If the size of the sac is important and encephalocele is bulky, with severe microcephaly or other lethal anomalies, termination of pregnancy may be the choice due to the severe morbidity and mortality [16]. However, postpartum surgical treatment is appropriate for cases with relatively small encephalocele and without other associated lethal anomalies. The procedure basically consists of removing the overlying sac and closing the defect including the dural defect [17]. Therefore, vaginal delivery may be considered if the lesion is relatively small [17].

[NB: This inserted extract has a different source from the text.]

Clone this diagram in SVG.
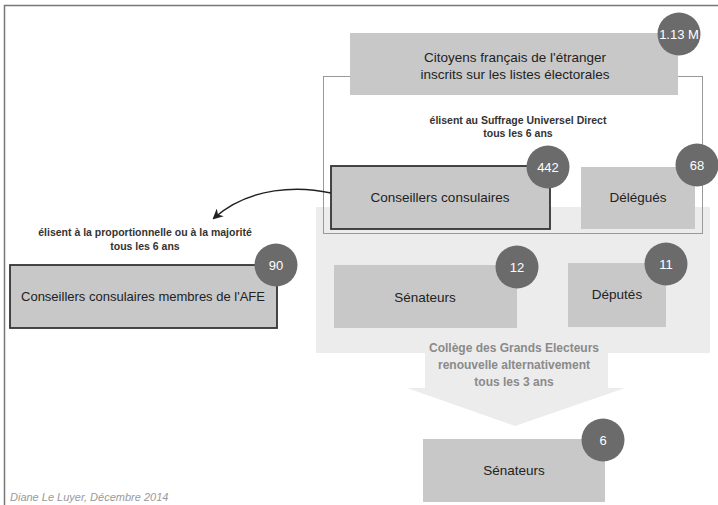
<svg xmlns="http://www.w3.org/2000/svg" width="718" height="505" viewBox="0 0 718 505">
<style>
text{font-family:"Liberation Sans",Arial,sans-serif;fill:#222;}
.box{fill:#c8c8c8;}
.boxb{fill:#c8c8c8;stroke:#333;stroke-width:1.8;}
.badge{fill:#6b6b6b;}
.bt{fill:#fff;font-size:13px;text-anchor:middle;}
.lbl{font-size:13.5px;text-anchor:middle;}
.sm{font-size:10.5px;text-anchor:middle;font-weight:bold;fill:#333;}
.col{font-size:12px;text-anchor:middle;font-weight:bold;fill:#8a8a8a;}
</style>
<defs>
<marker id="ah" viewBox="0 0 10 10" refX="8" refY="5" markerWidth="7" markerHeight="7" orient="auto-start-reverse">
<path d="M0,0 L10,5 L0,10 L3,5 z" fill="#222"/>
</marker>
</defs>
<rect width="718" height="505" fill="#fff"/>
<path d="M4.5,505 V5.5 H718" fill="none" stroke="#777" stroke-width="1.5"/>
<g id="college">
<rect x="316" y="207" width="394" height="146" fill="#ececec"/>
<path d="M425,353 H608 V388 H625 L515,426 L407,388 H425 z" fill="#ececec"/>
<text class="col" x="514" y="352">Collège des Grands Electeurs</text>
<text class="col" x="514" y="369">renouvelle alternativement</text>
<text class="col" x="514" y="386">tous les 3 ans</text>
</g>
<g id="scrutin-frame">
<rect x="323.5" y="76.5" width="379" height="157" fill="none" stroke="#999" stroke-width="1"/>
<text class="sm" x="518" y="124">élisent au Suffrage Universel Direct</text>
<text class="sm" x="518" y="137">tous les 6 ans</text>
</g>
<g id="citoyens">
<rect class="box" x="350" y="33" width="328" height="62"/>
<text class="lbl" x="515" y="62">Citoyens français de l'étranger</text>
<text class="lbl" x="515" y="79">inscrits sur les listes électorales</text>
<circle class="badge" cx="679" cy="34" r="21.5"/>
<text class="bt" x="679" y="39">1.13 M</text>
</g>
<g id="conseillers">
<rect class="boxb" x="331" y="166" width="219" height="63"/>
<text class="lbl" x="440" y="202">Conseillers consulaires</text>
<circle class="badge" cx="548" cy="167" r="21.5"/>
<text class="bt" x="548" y="172">442</text>
</g>
<g id="delegues">
<rect class="box" x="581" y="167" width="114" height="62"/>
<text class="lbl" x="638" y="202">Délégués</text>
<circle class="badge" cx="697" cy="165" r="21.5"/>
<text class="bt" x="697" y="170">68</text>
</g>
<g id="senateurs12">
<rect class="box" x="334" y="265" width="183" height="63"/>
<text class="lbl" x="425" y="302">Sénateurs</text>
<circle class="badge" cx="517" cy="267" r="21.5"/>
<text class="bt" x="517" y="272">12</text>
</g>
<g id="deputes">
<rect class="box" x="568" y="263" width="98" height="64"/>
<text class="lbl" x="617" y="299">Députés</text>
<circle class="badge" cx="666" cy="264" r="21.5"/>
<text class="bt" x="666" y="269">11</text>
</g>
<g id="senateurs6">
<rect class="box" x="423" y="439" width="182" height="63"/>
<text class="lbl" x="514" y="475">Sénateurs</text>
<circle class="badge" cx="603" cy="440" r="21.5"/>
<text class="bt" x="603" y="445">6</text>
</g>
<g id="afe">
<rect class="boxb" x="10" y="265" width="267" height="63"/>
<text class="lbl" x="143" y="301" textLength="244" lengthAdjust="spacingAndGlyphs">Conseillers consulaires membres de l'AFE</text>
<circle class="badge" cx="276" cy="265" r="21.5"/>
<text class="bt" x="276" y="270">90</text>
</g>
<g id="connectors">
<path d="M331,193 C300,186 250,186 214,218" fill="none" stroke="#222" stroke-width="1.5" marker-end="url(#ah)"/>
<text class="sm" x="145" y="236">élisent à la proportionnelle ou à la majorité</text>
<text class="sm" x="145" y="250">tous les 6 ans</text>
</g>
<text x="10" y="501" font-size="11" font-style="italic" style="fill:#9a9a9a">Diane Le Luyer, Décembre 2014</text>
</svg>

Specific information on the outcome of a child with a cephalocele can be difficult to find and interpret. French reported that 83% of patients with encephaloceles had mental handicap and/or physical impairment [18]. Brown and Sheridan-Pereira [19] found, in a series of 34 infants with cephalocele, 29% mortality in children with posterior cephaloceles compared with 0% mortality associated with anterior defects. In a retrospective cohort study, about 85 cephalocele cases treated at the Hospital for Sick Children (Toronto, Canada) between 1990 and 2006, cognitive development was abnormal in 52% of patients with mild, moderate, or severe mental retardation in, respectively, 11%, 16%, and 25% of patients [16].

4. Conclusion

Sincipital encephalocele is rare and should be suspected on the basis of any anterior midline mass. The diagnosis can be made by US. Fetal magnetic resonance imaging (MRI) may provide superior detail of central nervous system (CNS) anomalies. The extent of cerebral tissue involvement in an encephalocele is also better defined with MR imaging, which aids in prognosis and surgical planning. The prognosis of babies with encephalocele is variable. Babies with an encephalocele at the back of the head have a 55 percent survival rate. Long-term prognosis for survival becomes less likely if there are other complications. Approximately 75 percent of these infants who do survive have varying degrees of mental deficit.

Conflict of Interests

The authors declare that there is no conflict of interests.